Si la cuisine hexagonale n’a jamais cessé de plaire outre-Manche, elle connaît actuellement un net regain d’intérêt à Londres, dans ses versions brasserie et bistrot. Pour preuve, 2024 a vu fleurir nombre d’adresses dans cette veine, parmi lesquelles Café François, Henri, Joséphine Bistro, et Camille à Borough Market. Les années précédentes n’étaient pas en reste, avec les ouvertures de Bouchon Racine, Les Deux Garçons, Bistro Freddie, etc. Mais à quoi est dû ce regain frenchie ? Pour Jackson Boxer, le chef britannique qui signe la carte du Henri, ce retour de “l’intérêt pour le bistro français classique” aurait à voir avec une forme de “nostalgie, et une soif de réconfort” qu’apporte la cuisine française traditionnelle, perçue comme “rassurante” et “familiale”.
Si les Londoniens y sont soudain si sensibles, Jackson Boxer voit aussi dans l'engouement pour la cuisine française un lien avec la morosité économique que traverse actuellement le Royaume-Uni. “peut-être que dans cette période où beaucoup de Londoniens peinent à assurer leur loyer et à faire face aux dépenses du quotidien, le côté généreux d’une table de bistrot offre un réconfort bienvenu”, analyse-t-il. “Moi-même, j’apprécie particulièrement la dimension accessible” du bistrot, qui “ne renie pas des morceaux moins nobles, comme l’onglet, la bavette ou la saucisse”. Ce succès est aussi une conséquence indirecte du Brexit, suppose le chef : “Londres redécouvre son amour pour l’Europe, autrefois si proche et fraternelle, mais qui semble maintenant plus distante post-Brexit”, conclut-t-il.
“Une vision romantique de la France”
Pour sa part, Elliot Hashtroudi, le chef du Camille, estime qu’“en tant que Britanniques, nous avons cette vision romantique de la France.
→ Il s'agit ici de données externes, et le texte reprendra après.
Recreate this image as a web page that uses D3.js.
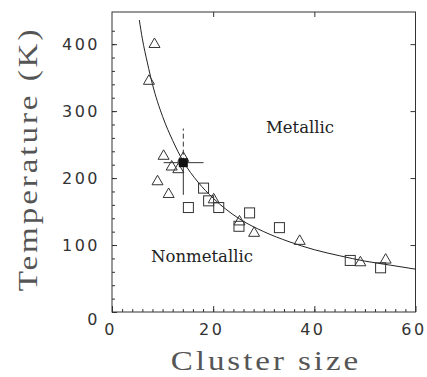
<!DOCTYPE html>
<html>
<head>
<meta charset="utf-8">
<script src="https://cdn.jsdelivr.net/npm/d3@7"></script>
<style>
  body { margin: 0; background: #fff; }
  svg { display: block; }
</style>
</head>
<body>
<svg id="chart" width="427" height="377"></svg>
<script>
// data
const triN = [8.4, 7.3, 10.2, 11.8, 13.1, 14.1, 9.0, 11.2, 20.1, 25.2, 28.1, 37.1, 49.1, 54.1];
const triT = [401, 346, 234, 218, 214, 231, 196, 177, 169, 136, 119, 107, 75, 79];

const sqN = [15.1, 18.1, 19.1, 21.1, 25.1, 27.2, 33.1, 47.1, 53.1];
const sqT = [156, 185, 166, 156, 128, 148, 126, 77, 66];

// filled point with error bars
const fillN = [14.1];
const fillT = [223];
const errN = [10.2, 18.1];
const errT = [175, 274];

// fitted curve, as traced
const curveN = [5.4, 6, 7, 8, 10, 12, 14, 17, 20, 25, 30, 35, 40, 45, 50, 55, 60];
const curveT = [436, 408, 372, 340, 292, 256, 226, 194, 170, 140, 120, 105, 93, 84, 76, 70, 64];

const xTicks = [0, 20, 40, 60];
const yTicks = [0, 100, 200, 300, 400];

const svg = d3.select("#chart");
const margin = {left: 112, right: 11.5, top: 12, bottom: 65};
const width = 427 - margin.left - margin.right;
const height = 377 - margin.top - margin.bottom;

const x = d3.scaleLinear().domain([0, 60]).range([0, width]);
const y = d3.scaleLinear().domain([0, 448]).range([height, 0]);

const g = svg.append("g").attr("transform", `translate(${margin.left},${margin.top})`);
const ink = "#333";

// minor ticks
g.append("g")
    .attr("transform", `translate(0,${height})`)
    .call(d3.axisBottom(x).tickValues(d3.range(2, 60, 2)).tickSizeInner(-3).tickSizeOuter(0).tickFormat(""));
g.append("g")
    .call(d3.axisLeft(y).tickValues(d3.range(20, 440, 20)).tickSizeInner(-3).tickSizeOuter(0).tickFormat(""));

// major ticks + labels
const xAxis = g.append("g")
    .attr("transform", `translate(0,${height})`)
    .call(d3.axisBottom(x).tickValues(xTicks).tickSizeInner(-6).tickSizeOuter(0).tickPadding(12));
const yAxis = g.append("g")
    .call(d3.axisLeft(y).tickValues(yTicks).tickSizeInner(-5).tickSizeOuter(0).tickPadding(12));

g.append("g")
    .call(d3.axisTop(x).tickValues([20, 40]).tickSizeInner(-5).tickSizeOuter(0).tickFormat(""));
g.append("g")
    .attr("transform", `translate(${width},0)`)
    .call(d3.axisRight(y).tickValues([100, 200, 300, 400]).tickSizeInner(-5).tickSizeOuter(0).tickFormat(""));

g.selectAll(".domain").remove();
g.selectAll(".tick line").attr("stroke", ink);

g.selectAll(".tick text")
    .attr("fill", ink)
    .style("font-family", "DejaVu Sans")
    .style("font-size", "16px")
    .style("letter-spacing", "2.5px");
xAxis.selectAll(".tick text").attr("dx", "-2px");
yAxis.selectAll(".tick text").attr("dx", "0").filter(d => d === 0).attr("dy", "0.75em");

// frame
g.append("rect")
    .attr("width", width)
    .attr("height", height)
    .attr("fill", "none")
    .attr("stroke", ink)
    .attr("stroke-width", 1);

// curve
const line = d3.line()
    .x((d, i) => x(curveN[i]))
    .y((d, i) => y(curveT[i]))
    .curve(d3.curveMonotoneX);
g.append("path")
    .datum(curveN)
    .attr("d", line)
    .attr("fill", "none")
    .attr("stroke", "#222")
    .attr("stroke-width", 1);

// triangles
g.selectAll(".tri")
    .data(triN)
    .join("path")
    .attr("class", "tri")
    .attr("transform", (d, i) => `translate(${x(d)},${y(triT[i])})`)
    .attr("d", "M0,-5.5L5.5,4L-5.5,4Z")
    .attr("fill", "none")
    .attr("stroke", ink)
    .attr("stroke-width", 1);

// squares
g.selectAll(".sq")
    .data(sqN)
    .join("rect")
    .attr("class", "sq")
    .attr("x", d => x(d) - 5)
    .attr("y", (d, i) => y(sqT[i]) - 5)
    .attr("width", 10)
    .attr("height", 10)
    .attr("fill", "none")
    .attr("stroke", ink)
    .attr("stroke-width", 1);

// error bars of filled point
const fx = x(fillN[0]), fy = y(fillT[0]);
g.append("line")
    .attr("x1", x(errN[0])).attr("x2", x(errN[1]))
    .attr("y1", fy).attr("y2", fy)
    .attr("stroke", ink);
g.append("line")
    .attr("x1", fx).attr("x2", fx)
    .attr("y1", y(errT[0])).attr("y2", fy)
    .attr("stroke", ink);
g.append("line")
    .attr("x1", fx).attr("x2", fx)
    .attr("y1", fy).attr("y2", y(errT[1]))
    .attr("stroke", ink)
    .attr("stroke-dasharray", "5,3");

g.selectAll(".fill")
    .data(fillN)
    .join("rect")
    .attr("class", "fill")
    .attr("x", d => x(d) - 4.5)
    .attr("y", (d, i) => y(fillT[i]) - 4.5)
    .attr("width", 9)
    .attr("height", 9)
    .attr("fill", "#111");

// region labels
function region(label, cx, base) {
    g.append("text")
        .attr("x", cx - margin.left)
        .attr("y", base - margin.top)
        .attr("text-anchor", "middle")
        .attr("fill", "#222")
        .style("font-family", "DejaVu Serif")
        .style("font-size", "16.5px")
        .text(label);
}
region("Metallic", 300, 133);
region("Nonmetallic", 202, 262);

// axis titles: wide, thin serif -> Liberation Serif stretched a bit and spaced
function title(label, transform) {
    svg.append("text")
        .attr("transform", transform + " scale(1.18,1)")
        .attr("text-anchor", "middle")
        .attr("fill", "#555")
        .style("font-family", "Liberation Serif")
        .style("font-size", "28px")
        .style("letter-spacing", "2.5px")
        .text(label);
}
title("Cluster size", "translate(266,370)");
title("Temperature (K)", "translate(37,159) rotate(-90)");
</script>
</body>
</html>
C’est l’un des rares pays qui ne déçoit pas ces attente”. Il lie aussi le boum des bistrots français au Covid. “Je pense que les Britanniques ont regretté de ne plus pouvoir faire un saut au pays voisin.” Et Londres, elle, “s’est mise en quête de davantage d’authenticité et de relax, ce qui explique que les bistrots aient gagné en popularité”. Le chef-restaurateur François O’Neill estime qu’au fond, “la cuisine de bistrot a toujours marché. Historiquement, c’est un menu qui est compris internationalement, avec ses plats tels que le steak-frites, le poulet-frites et la soupe à l’oignon”, explique celui qui a ouvert Café François en septembre 2024. Sa brasserie veille à des prix plus abordables que ceux pratiqués dans son autre restaurant français, Maison François, ouvert en 2020. De fait, “c’était très important pour nous que le steak-frites soit fixé à un prix abordable” au Café François, confie le restaurateur. De même, les moules marinières et la quiche y sont en-dessous de la barre symbolique des 20 £ (environ 24 €).
Mais qui sont derrière ces établissements francophiles à succès ?
Derrière ces établissements, on retrouve principalement des Britanniques, comme au Camille, mais il y a aussi des Français impliqués. De fait, le groupe derrière le Henri est français, puisqu’il s’agit de l’Experimental Group. Le Joséphine Bistro est tenu par l’étoilé Claude Bosi. Au Café François, François O’Neill est quant à lui franco-britannique, sa mère étant française. Enfin, le Bistro Freddie du Britannique Dominic Hamdy est aussi lié à la France, puisque le père du restaurateur est à moitié Alsacien.